Researchers in China have developed a silicon dioxide (SiO2) on aluminium oxide (Al2O3) passivation for nitride semiconductor light-emitting diodes (LEDs) that offers more than two orders of magnitude reduced current leakage under reverse bias [Hao Guo et al, Appl. Phys. Express, vol6, p072103, 2013]. Further, by patterning the SiO2 layer with an array of hemispheres, the light output power (LOP) is increased by up to 22% at 60mA.
The research was based at Chinese Academy of Sciences’ Institute of Microelectronics, Southeast University, and Nanchang University.
The epitaxial material was grown using metal-organic chemical vapor deposition (MOCVD) on patterned sapphire. The pattern of 2.1μm diameter, 0.9μm height and 0.9μm separation was created using photolithography and inductively coupled plasma (ICP) etch.
The LED nitride semiconductor layers consisted of a 30nm GaN buffer, 4.5μm n-GaN contact, six-pair InGaN/GaN multi-quantum-well active region, and 0.9μm p-GaN contact. These layers were followed by 240nm of indium tin oxide (ITO) as a transparent conducting layer on the p-contact. Chromium/platinium/gold metal layers for the electrodes were deposited on the n-GaN and ITO. The devices emitted at wavelengths of around 460nm. The fabricated LED devices measured 300μm x 700μm.
After experimenting with various Al2O3, silicon nitride and SiO2 passivation layers for the LED, the researchers decided to develop a combined SiO2/ Al2O3 oxide process. The Al2O3 was found to have a good surface passivation effect, as evidenced by a very low reverse bias (-5V) leakage current of -9.3x10-10A when applied using atomic layer deposition (ALD). The surface passivation offered by plasma-enhanced chemical vapor deposited (PECVD) SiO2 was relatively poor, with a reverse bias leakage of -1.8x10-7A. However, the light output power (LOP) from the LED was 45.4mW with SiO2 passivation, compared with 42.7mW for the Al2O3 layer.
The effect of the Al2O3 passivation is believed to be a decreased trap density near the surface. Such surface traps provide routes for reverse leakage currents and for non-radiative surface recombination.
In the combined SiO2/Al2O3 passivation (Figure 1), the top SiO2 was also patterned into a triangular array of 2μm-diameter hemispheres spaced by 1μm, designed to reduce total internal reflection and hence increase light extraction.
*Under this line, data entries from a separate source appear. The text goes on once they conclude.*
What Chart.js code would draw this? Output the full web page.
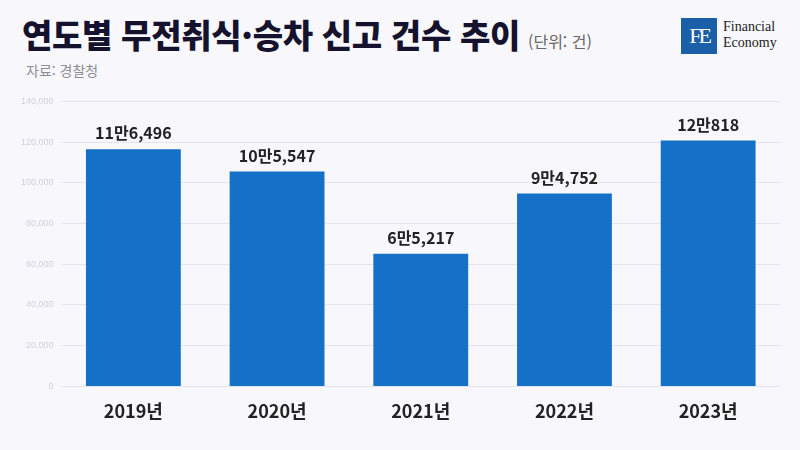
<!DOCTYPE html>
<html lang="ko">
<head>
<meta charset="UTF-8">
<title>연도별 무전취식·승차 신고 건수 추이</title>
<script src="https://cdn.jsdelivr.net/npm/chart.js"></script>
<style>
  html, body { margin: 0; padding: 0; }
  body { width: 800px; height: 450px; background: #f8f8fc; position: relative; overflow: hidden;
         font-family: "Noto Sans CJK KR", "Noto Sans", sans-serif; }
  #title { position: absolute; left: 22px; top: 10px; white-space: nowrap; }
  #title .main { font-size: 33px; font-weight: 900; color: #15122e; letter-spacing: -0.3px; }
  #title .unit { font-size: 16px; color: #666; margin-left: 8px; }
  #source { position: absolute; left: 26px; top: 60px; font-size: 14px; color: #8c8c94; }
  #logo { position: absolute; left: 681px; top: 18px; }
  #logo .box { position: absolute; left: 0; top: 0; width: 36px; height: 36px; background: #1b5fa8;
               color: #fff; font-family: "Liberation Serif", serif; font-size: 22px; line-height: 36px;
               text-align: center; letter-spacing: -3px; }
  #logo .txt { position: absolute; left: 42px; top: 1px; font-family: "Liberation Serif", serif;
               font-size: 14px; line-height: 16px; color: #222; }
  #wrap { position: absolute; left: 0; top: 88px; width: 790px; height: 340px; }
</style>
</head>
<body>
<div id="title"><span class="main">연도별 무전취식·승차 신고 건수 추이</span><span class="unit">(단위: 건)</span></div>
<div id="source">자료: 경찰청</div>
<div id="logo"><div class="box">FE</div><div class="txt">Financial<br>Economy</div></div>
<div id="wrap"><canvas id="myChart"></canvas></div>
<script>
const years = ["2019년", "2020년", "2021년", "2022년", "2023년"];
const reports = [116496, 105547, 65217, 94752, 120818];
const yTicks = [0, 20000, 40000, 60000, 80000, 100000, 120000, 140000];

function koreanCount(v) {
    const man = Math.floor(v / 10000);
    const rest = v % 10000;
    return man + "만" + rest.toLocaleString("en-US");
}

const barLabels = {
    id: "barLabels",
    afterDatasetsDraw(chart) {
        const ctx = chart.ctx;
        const meta = chart.getDatasetMeta(0);
        ctx.save();
        ctx.font = "bold 16px 'Noto Sans CJK KR'";
        ctx.fillStyle = "#222";
        ctx.textAlign = "center";
        ctx.textBaseline = "bottom";
        meta.data.forEach((bar, i) => {
            ctx.fillText(koreanCount(reports[i]), bar.x, bar.y - 8);
        });
        ctx.restore();
    }
};

const ctx = document.getElementById("myChart").getContext("2d");
new Chart(ctx, {
    type: "bar",
    data: {
        labels: years,
        datasets: [{
            data: reports,
            backgroundColor: "#1570c8",
            barPercentage: 0.66,
            categoryPercentage: 1
        }]
    },
    options: {
        responsive: true,
        maintainAspectRatio: false,
        animation: false,
        layout: { padding: { top: 5, right: 10, left: 13 } },
        plugins: { legend: { display: false }, tooltip: { enabled: false } },
        scales: {
            x: {
                grid: { display: false },
                border: { display: false },
                ticks: { color: "#222", font: { size: 18, weight: "bold", family: "'Noto Sans CJK KR'" }, padding: 6 }
            },
            y: {
                min: 0,
                max: 140000,
                afterBuildTicks: axis => { axis.ticks = yTicks.map(v => ({ value: v })); },
                grid: { color: "#e4e4ec", drawTicks: false },
                border: { display: false },
                ticks: { color: "#d0d0d8", font: { size: 9 }, padding: 8,
                         callback: v => v.toLocaleString("en-US") }
            }
        }
    },
    plugins: [barLabels]
});
</script>
</body>
</html>
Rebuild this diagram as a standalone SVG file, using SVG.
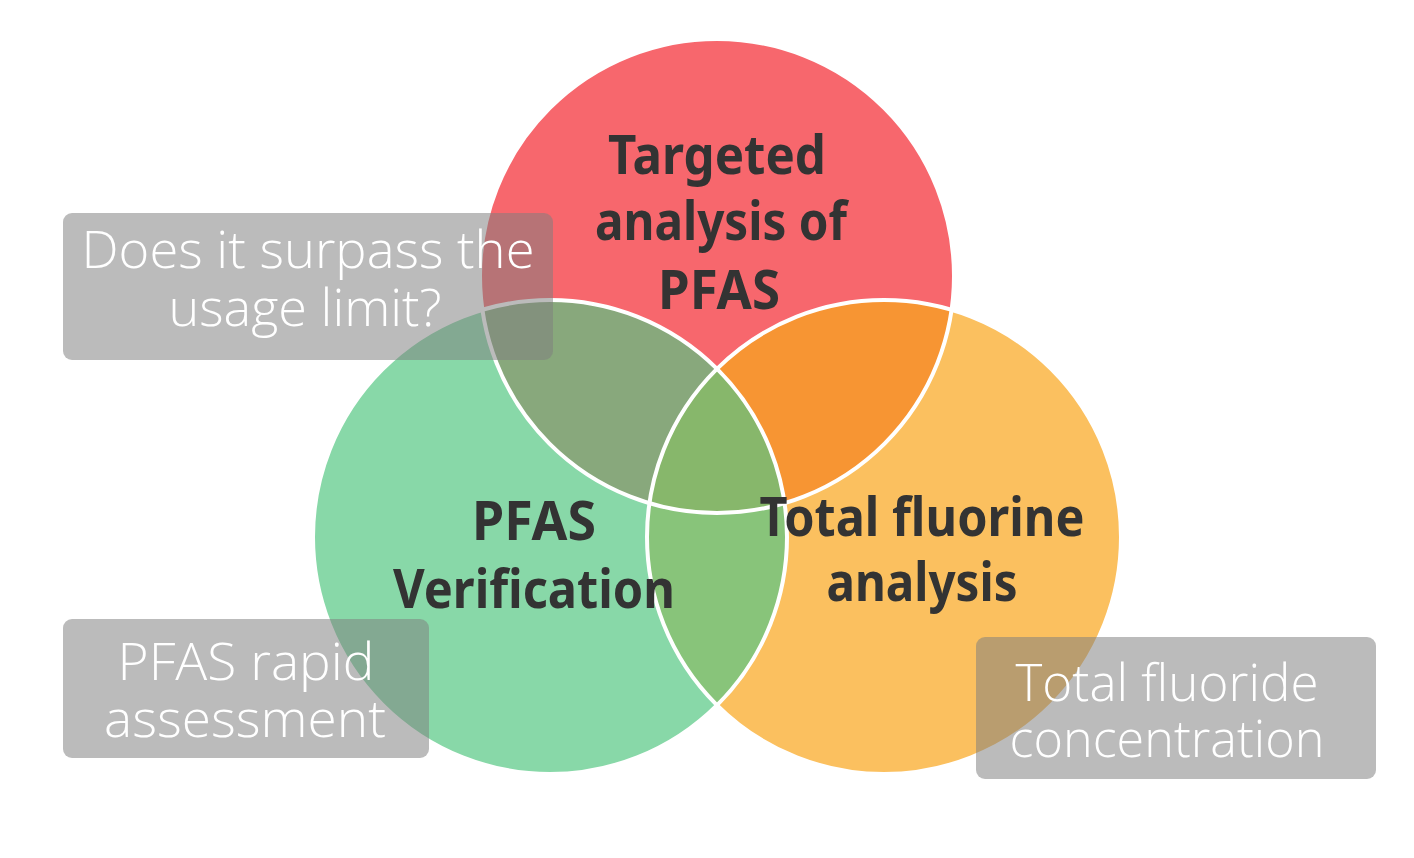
<svg xmlns="http://www.w3.org/2000/svg" width="1414" height="858" viewBox="0 0 1414 858">
<defs>
<style>
.lbl{font-family:"Noto Sans","Open Sans","DejaVu Sans",sans-serif;font-weight:700;font-size:54px;fill:#333333;text-anchor:middle}
.note{font-family:"Open Sans","Lato","Liberation Sans",sans-serif;font-weight:300;font-size:52px;fill:#ffffff;text-anchor:middle}
.box{fill:#7f7f7f;fill-opacity:0.53}
.edge{fill:none;stroke:#ffffff;stroke-width:4}
</style>
<clipPath id="cR"><circle cx="717" cy="276" r="237"/></clipPath>
<clipPath id="cG"><circle cx="550" cy="537" r="237"/></clipPath>
</defs>
<rect width="1414" height="858" fill="#ffffff"/>
<g id="circles">
<circle id="red" cx="717" cy="276" r="237" fill="#f7676d"/>
<circle id="green" cx="550" cy="537" r="237" fill="#88d8a8"/>
<circle id="orange" cx="884" cy="537" r="237" fill="#fbc05f"/>
<circle cx="550" cy="537" r="237" fill="#88a87c" clip-path="url(#cR)"/>
<circle cx="884" cy="537" r="237" fill="#f79533" clip-path="url(#cR)"/>
<circle cx="884" cy="537" r="237" fill="#88c47a" clip-path="url(#cG)"/>
<g clip-path="url(#cR)"><circle cx="884" cy="537" r="237" fill="#87b76b" clip-path="url(#cG)"/></g>
</g>
<g id="connectors">
<circle class="edge" cx="717" cy="276" r="237"/>
<circle class="edge" cx="550" cy="537" r="237"/>
<circle class="edge" cx="884" cy="537" r="237"/>
</g>
<g id="node-targeted">
<text class="lbl" x="717" y="174" textLength="218" lengthAdjust="spacingAndGlyphs">Targeted</text>
<text class="lbl" x="721" y="240" textLength="252" lengthAdjust="spacingAndGlyphs">analysis of</text>
<text class="lbl" x="719" y="309" textLength="122" lengthAdjust="spacingAndGlyphs">PFAS</text>
</g>
<g id="node-verification">
<text class="lbl" x="534" y="540" textLength="124" lengthAdjust="spacingAndGlyphs">PFAS</text>
<text class="lbl" x="534" y="608" textLength="282" lengthAdjust="spacingAndGlyphs">Verification</text>
</g>
<g id="node-fluorine">
<text class="lbl" x="922" y="536" textLength="325" lengthAdjust="spacingAndGlyphs">Total fluorine</text>
<text class="lbl" x="922" y="601" textLength="191" lengthAdjust="spacingAndGlyphs">analysis</text>
</g>
<g id="note-limit">
<rect class="box" x="63" y="213" width="490" height="147" rx="9"/>
<text class="note" x="308" y="268" textLength="453" lengthAdjust="spacingAndGlyphs">Does it surpass the</text>
<text class="note" x="305" y="326" textLength="273" lengthAdjust="spacingAndGlyphs">usage limit?</text>
</g>
<g id="note-rapid">
<rect class="box" x="63" y="619" width="366" height="139" rx="9"/>
<text class="note" x="246" y="680" textLength="257" lengthAdjust="spacingAndGlyphs">PFAS rapid</text>
<text class="note" x="245" y="737" textLength="282" lengthAdjust="spacingAndGlyphs">assessment</text>
</g>
<g id="note-fluoride">
<rect class="box" x="976" y="637" width="400" height="142" rx="9"/>
<text class="note" x="1167" y="701" textLength="303" lengthAdjust="spacingAndGlyphs">Total fluoride</text>
<text class="note" x="1167" y="757" textLength="315" lengthAdjust="spacingAndGlyphs">concentration</text>
</g>
</svg>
The Al2O3 layer was 10nm and the SiO2 500nm.
Figure 1: (a) Schematic of LED on patterned sapphire with patterned SiO2/Al2O3 passivation. (b) Photograph of fabricated 300μm x 700μm LED chips.
The hemispheres were formed by photolithography into a soft resist, which was then transferred into the SiO2 via inductively coupled plasma etch. The hemispherical shape was achieved by reflowing the patterned photoresist, i.e. the photoresist is melted and the surface tension of the liquid pulls the material into hemispherical shapes. By varying the reflow time and temperature, different diameters and heights could be achieved (Table 1).
Sample Reflow temperature (°C) Reflow time (min) Hemisphere height (nm) Hemisphere base diameter (μm) A 0 0 491 1.56 B 160 5 476 1.58 C 160 7 456 1.63 D 160 9 347 1.69 E 160 11 205 1.86
Table 1: Measured surface etching profiles of patterned SiO2/Al2O3 passivation layer under different reflow conditions.
The resulting LEDs had very similar current-voltage characteristics. At 60mA, the forward voltage was 3.1V for all six devices.
However, the light output from sample D was greatest (Figure 2): at 60mA, the LOP for samples A-E were, respectively, 49.2mW, 52.9mW, 53.5mW, 55.2mW, and 50.9mW. A reference device with conventional SiO2 passivation had an LOP at the same current of 45.4mW. The sample D value of 55.2mW was 21.6% greater than that of the reference.
Figure 2: (a) LOP of fabricated LEDs as function of injection current. (b) Reverse leakage current characteristics of sample D and reference.
Another reflection of the improved performance with Al2O3 was increased electrostatic discharge resilience under 2000V reverse voltage stress that yielded 93.67% functioning devices for sample D, compared with 82.69% for the reference device.